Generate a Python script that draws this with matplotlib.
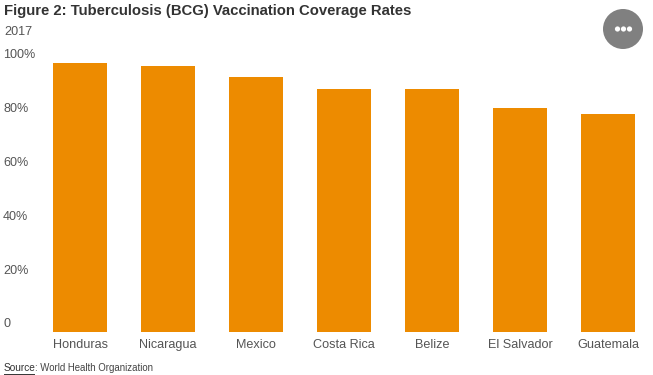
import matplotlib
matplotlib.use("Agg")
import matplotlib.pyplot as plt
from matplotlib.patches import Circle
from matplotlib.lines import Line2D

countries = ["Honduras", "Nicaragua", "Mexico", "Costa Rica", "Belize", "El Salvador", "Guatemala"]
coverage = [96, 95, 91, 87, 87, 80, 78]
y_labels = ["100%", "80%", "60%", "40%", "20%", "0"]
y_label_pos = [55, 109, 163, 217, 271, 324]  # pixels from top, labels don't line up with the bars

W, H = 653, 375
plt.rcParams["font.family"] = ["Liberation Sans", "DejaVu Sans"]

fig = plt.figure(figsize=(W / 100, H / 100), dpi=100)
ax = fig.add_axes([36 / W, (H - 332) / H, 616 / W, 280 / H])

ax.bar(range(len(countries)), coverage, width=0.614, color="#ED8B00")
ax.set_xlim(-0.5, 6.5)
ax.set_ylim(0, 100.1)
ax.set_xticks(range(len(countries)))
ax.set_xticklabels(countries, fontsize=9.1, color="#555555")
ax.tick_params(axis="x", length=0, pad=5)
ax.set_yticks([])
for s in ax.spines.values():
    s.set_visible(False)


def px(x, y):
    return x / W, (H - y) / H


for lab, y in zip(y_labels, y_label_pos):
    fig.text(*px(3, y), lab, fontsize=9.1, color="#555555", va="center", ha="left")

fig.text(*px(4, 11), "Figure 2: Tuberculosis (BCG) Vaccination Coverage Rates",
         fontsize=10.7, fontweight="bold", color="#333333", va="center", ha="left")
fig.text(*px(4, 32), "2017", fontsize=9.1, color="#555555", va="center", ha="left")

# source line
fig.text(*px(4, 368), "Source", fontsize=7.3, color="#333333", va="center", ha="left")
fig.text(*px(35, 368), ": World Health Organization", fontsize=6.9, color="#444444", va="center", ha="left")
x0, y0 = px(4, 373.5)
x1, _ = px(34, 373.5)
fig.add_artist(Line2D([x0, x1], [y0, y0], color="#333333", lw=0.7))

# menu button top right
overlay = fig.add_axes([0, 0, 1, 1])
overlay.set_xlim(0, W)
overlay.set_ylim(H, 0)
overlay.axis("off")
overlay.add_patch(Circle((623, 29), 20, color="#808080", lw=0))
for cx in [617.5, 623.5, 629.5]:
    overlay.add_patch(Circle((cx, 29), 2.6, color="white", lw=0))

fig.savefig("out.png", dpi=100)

--*--

Return the material line for line, from its beginning to the line that contains "ax = fig.add_axes([36", with the pictures left out.

Generate a Python script that draws this with matplotlib.
import matplotlib
matplotlib.use("Agg")
import matplotlib.pyplot as plt
from matplotlib.patches import Circle
from matplotlib.lines import Line2D

countries = ["Honduras", "Nicaragua", "Mexico", "Costa Rica", "Belize", "El Salvador", "Guatemala"]
coverage = [96, 95, 91, 87, 87, 80, 78]
y_labels = ["100%", "80%", "60%", "40%", "20%", "0"]
y_label_pos = [55, 109, 163, 217, 271, 324]  # pixels from top, labels don't line up with the bars

W, H = 653, 375
plt.rcParams["font.family"] = ["Liberation Sans", "DejaVu Sans"]

fig = plt.figure(figsize=(W / 100, H / 100), dpi=100)
ax = fig.add_axes([36 / W, (H - 332) / H, 616 / W, 280 / H])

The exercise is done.